According to Campus Police Chief Patricia Norris, the young woman driving the car was trying to find a radio station when the car hit the two female students.
"She never saw them," Norris said.
Within the past year, Norris said that there have been only two incidents in which three people have been hit by cars on campus. She said Cromartie Street was the site of an accident last summer where another female student was hit while crossing the street, making Cromartie a "hot spot."
Norris said the student was hit by the car because the driver claimed the sun was in their eyes.
"I thought I was the first person that this happened to, but I'm not and it's really sad," Busuyi said.
After the accident, Busuyi started a petition to build a pedestrian bridge at the intersection of Cromartie Street and MLK Jr. Drive. She said she has received support from her instructors and other faculty in the health and science departments. As of March 14, 276 people had signed the petition. She said she hopes to reach 1,000 signatures.
"We should raise our voice about our major concerns and changes that need to be made on this campus," Busuyi said.
"Not just building and things to make our campus attractive, but things that can actually benefit us safety wise."
Winston-Salem State students are not the only ones concerned about pedestrian safety on campus.
"We have received quite a few emails back and forth from staff and faculty that try to cross the street," Norris said.
Summers said that one of her instructors has made an effort to contact Winston-Salem city officials to lower the speed limit driving through campus, post signs for turning vehicles and increase traffic patrolling. She said her instructor has already started a petition of her own. Summers said one of the major dangers at the intersection of Cromartie and MLK Jr.

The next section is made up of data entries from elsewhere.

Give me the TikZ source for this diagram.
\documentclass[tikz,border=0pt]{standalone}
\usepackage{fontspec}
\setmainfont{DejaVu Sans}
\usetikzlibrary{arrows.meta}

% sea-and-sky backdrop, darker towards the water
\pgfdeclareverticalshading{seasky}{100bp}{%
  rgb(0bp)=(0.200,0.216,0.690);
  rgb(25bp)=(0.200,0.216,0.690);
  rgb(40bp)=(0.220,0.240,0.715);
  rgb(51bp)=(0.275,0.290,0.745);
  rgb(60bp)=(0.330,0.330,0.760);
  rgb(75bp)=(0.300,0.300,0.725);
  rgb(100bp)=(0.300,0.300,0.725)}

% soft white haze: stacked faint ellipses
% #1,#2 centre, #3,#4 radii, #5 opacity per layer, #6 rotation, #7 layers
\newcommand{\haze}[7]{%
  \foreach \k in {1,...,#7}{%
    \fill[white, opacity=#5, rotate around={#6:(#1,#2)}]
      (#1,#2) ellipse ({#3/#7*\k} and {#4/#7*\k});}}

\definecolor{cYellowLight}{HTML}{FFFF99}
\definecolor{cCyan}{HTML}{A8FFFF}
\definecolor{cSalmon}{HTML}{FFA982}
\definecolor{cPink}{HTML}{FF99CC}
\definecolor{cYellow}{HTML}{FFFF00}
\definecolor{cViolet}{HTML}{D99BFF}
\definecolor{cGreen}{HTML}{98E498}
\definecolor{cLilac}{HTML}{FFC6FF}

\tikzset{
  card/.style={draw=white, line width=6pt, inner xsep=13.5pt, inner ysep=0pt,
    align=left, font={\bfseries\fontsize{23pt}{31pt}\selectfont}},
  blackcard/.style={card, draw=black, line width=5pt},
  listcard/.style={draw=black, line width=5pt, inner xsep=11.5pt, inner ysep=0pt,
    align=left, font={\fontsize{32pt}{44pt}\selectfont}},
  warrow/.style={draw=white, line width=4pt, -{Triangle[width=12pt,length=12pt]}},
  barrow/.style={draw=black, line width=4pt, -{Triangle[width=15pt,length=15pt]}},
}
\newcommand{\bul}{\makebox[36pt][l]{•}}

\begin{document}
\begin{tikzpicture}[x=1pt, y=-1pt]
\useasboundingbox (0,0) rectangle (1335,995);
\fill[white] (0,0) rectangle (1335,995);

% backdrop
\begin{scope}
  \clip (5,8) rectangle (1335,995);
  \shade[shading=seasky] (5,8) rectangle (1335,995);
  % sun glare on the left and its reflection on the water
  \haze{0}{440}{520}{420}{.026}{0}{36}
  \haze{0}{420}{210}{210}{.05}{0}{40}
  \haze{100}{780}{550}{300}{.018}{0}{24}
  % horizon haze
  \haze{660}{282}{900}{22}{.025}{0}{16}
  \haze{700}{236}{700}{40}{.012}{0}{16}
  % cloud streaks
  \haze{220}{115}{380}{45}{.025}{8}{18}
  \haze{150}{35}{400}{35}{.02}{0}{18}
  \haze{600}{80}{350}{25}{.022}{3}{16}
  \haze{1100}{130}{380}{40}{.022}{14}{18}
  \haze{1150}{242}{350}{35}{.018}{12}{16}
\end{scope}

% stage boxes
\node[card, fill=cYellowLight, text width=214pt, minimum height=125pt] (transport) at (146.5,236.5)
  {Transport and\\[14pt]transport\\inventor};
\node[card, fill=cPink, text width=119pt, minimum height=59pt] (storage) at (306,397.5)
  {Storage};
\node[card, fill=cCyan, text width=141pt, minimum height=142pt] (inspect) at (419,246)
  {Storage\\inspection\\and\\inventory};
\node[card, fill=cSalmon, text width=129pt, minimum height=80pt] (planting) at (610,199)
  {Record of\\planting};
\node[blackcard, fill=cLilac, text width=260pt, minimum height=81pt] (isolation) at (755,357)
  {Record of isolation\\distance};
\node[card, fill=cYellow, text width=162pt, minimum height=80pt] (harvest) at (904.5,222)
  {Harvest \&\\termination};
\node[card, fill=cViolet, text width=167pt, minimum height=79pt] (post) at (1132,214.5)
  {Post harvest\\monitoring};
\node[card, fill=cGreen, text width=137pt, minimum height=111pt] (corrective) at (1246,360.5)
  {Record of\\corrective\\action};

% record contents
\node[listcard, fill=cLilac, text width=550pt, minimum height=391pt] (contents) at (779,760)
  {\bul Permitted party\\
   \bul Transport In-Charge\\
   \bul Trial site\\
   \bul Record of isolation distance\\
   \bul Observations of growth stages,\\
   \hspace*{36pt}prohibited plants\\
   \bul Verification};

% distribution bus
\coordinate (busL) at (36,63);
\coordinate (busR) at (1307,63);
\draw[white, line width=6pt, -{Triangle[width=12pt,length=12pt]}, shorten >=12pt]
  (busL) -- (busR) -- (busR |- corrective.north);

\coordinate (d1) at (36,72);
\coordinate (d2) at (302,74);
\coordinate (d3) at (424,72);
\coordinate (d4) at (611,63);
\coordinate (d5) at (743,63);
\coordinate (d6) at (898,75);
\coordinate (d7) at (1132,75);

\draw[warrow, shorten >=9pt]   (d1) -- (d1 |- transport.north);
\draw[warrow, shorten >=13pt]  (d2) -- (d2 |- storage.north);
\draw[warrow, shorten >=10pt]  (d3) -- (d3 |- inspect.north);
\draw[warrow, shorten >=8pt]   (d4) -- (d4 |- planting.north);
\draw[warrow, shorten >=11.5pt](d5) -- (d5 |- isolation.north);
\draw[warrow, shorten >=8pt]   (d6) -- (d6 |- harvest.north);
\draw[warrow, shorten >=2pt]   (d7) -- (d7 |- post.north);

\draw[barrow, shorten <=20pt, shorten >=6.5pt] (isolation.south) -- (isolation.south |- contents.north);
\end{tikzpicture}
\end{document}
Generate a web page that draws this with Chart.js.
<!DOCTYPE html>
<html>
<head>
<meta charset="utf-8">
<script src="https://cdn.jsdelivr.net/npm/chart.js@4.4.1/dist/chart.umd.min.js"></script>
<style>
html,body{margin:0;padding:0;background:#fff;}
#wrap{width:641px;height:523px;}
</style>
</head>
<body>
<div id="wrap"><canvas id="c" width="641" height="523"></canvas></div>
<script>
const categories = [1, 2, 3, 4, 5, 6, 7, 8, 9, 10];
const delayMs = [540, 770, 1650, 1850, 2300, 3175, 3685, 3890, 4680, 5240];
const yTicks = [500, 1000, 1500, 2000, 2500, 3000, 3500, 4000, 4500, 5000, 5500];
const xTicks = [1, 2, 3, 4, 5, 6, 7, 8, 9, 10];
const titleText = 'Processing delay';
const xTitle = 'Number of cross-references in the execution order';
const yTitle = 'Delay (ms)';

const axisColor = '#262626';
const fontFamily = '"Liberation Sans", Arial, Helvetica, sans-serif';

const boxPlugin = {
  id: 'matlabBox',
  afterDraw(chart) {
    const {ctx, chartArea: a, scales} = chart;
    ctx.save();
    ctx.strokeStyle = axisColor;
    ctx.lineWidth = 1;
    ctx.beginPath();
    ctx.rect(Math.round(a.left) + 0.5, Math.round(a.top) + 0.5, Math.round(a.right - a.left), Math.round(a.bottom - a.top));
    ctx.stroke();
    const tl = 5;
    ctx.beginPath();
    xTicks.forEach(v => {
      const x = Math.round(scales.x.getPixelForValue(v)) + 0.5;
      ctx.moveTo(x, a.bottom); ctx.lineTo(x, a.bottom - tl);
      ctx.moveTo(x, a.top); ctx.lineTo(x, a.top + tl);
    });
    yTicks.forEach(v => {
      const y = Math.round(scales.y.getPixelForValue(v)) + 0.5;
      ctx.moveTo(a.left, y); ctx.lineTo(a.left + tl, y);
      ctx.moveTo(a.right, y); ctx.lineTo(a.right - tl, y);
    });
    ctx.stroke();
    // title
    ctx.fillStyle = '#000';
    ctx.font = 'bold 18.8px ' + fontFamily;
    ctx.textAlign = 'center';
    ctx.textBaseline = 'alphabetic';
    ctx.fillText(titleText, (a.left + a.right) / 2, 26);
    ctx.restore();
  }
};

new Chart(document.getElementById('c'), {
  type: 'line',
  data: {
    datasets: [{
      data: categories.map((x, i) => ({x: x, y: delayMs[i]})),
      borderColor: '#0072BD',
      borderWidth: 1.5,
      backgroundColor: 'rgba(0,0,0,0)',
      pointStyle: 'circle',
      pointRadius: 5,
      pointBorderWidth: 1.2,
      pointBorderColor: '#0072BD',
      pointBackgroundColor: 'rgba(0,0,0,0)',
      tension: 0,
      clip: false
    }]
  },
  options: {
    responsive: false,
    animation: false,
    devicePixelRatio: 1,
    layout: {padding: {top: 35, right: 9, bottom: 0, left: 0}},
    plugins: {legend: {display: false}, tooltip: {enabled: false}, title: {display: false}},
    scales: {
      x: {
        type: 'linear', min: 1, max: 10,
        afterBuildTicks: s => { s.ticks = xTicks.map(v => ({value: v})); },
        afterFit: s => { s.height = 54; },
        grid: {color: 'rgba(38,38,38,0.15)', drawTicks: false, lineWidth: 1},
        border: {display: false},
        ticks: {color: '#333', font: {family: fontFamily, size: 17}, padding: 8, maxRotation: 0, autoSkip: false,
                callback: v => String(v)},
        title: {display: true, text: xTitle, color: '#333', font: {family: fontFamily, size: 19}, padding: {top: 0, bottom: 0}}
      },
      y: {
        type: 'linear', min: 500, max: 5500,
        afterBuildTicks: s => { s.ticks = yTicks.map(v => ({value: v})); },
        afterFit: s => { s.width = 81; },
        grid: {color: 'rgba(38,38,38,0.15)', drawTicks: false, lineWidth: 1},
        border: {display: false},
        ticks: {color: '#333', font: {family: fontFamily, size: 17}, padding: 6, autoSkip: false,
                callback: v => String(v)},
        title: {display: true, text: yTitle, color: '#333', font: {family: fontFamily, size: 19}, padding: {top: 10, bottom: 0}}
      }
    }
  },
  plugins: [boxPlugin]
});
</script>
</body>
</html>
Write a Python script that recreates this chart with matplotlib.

Drive was the lack of signs posted for turning vehicles.
"The turn lanes are something that we need to be more cautious of," Summers said.
"You have to worry too much when someone is making a turn."
Both Busuyi and Norris said that the major problem with pedestrian safety falls in the hands of drivers who venture throughout campus.
"Of all the accidents that we've investigated involving people being struck, it's not due to speed," Norris said.
"It's due to driver inattentiveness."
Busuyi said that drivers should be more cognizant of their surroundings, and remember that they are on a college campus. "As a driver, you should be going a certain speed limit and you should be able to stop," Busuyi said.
She said that crossing guards should be brought back to help students, faculty and staff cross intersections safely.
During the spring 2011 semester, campus police enlisted crossing guards to help people cross campus intersections of MLK Drive, Rams Drive and Cromartie Street. The crossing guards were only used for one semester. Norris said having guards was costly.
"It was good to have [crossing guards] there in the morning, lunch time and afternoon, but having them there all day was just not cost effective."
Norris said although consideration has been made about overpasses, people walking across campus likely would not use them.
"We are not ruling out an overpass, but we are looking to see if there are any other plausible solutions that are cost effective," Norris said.
According to Norris, the University met with the Winston-Salem and North Carolina departments of Transportation and discussed other solutions to improve pedestrian safety.
She said that the U.S. 52 bypass that is being constructed will lower traffic flow through the campus.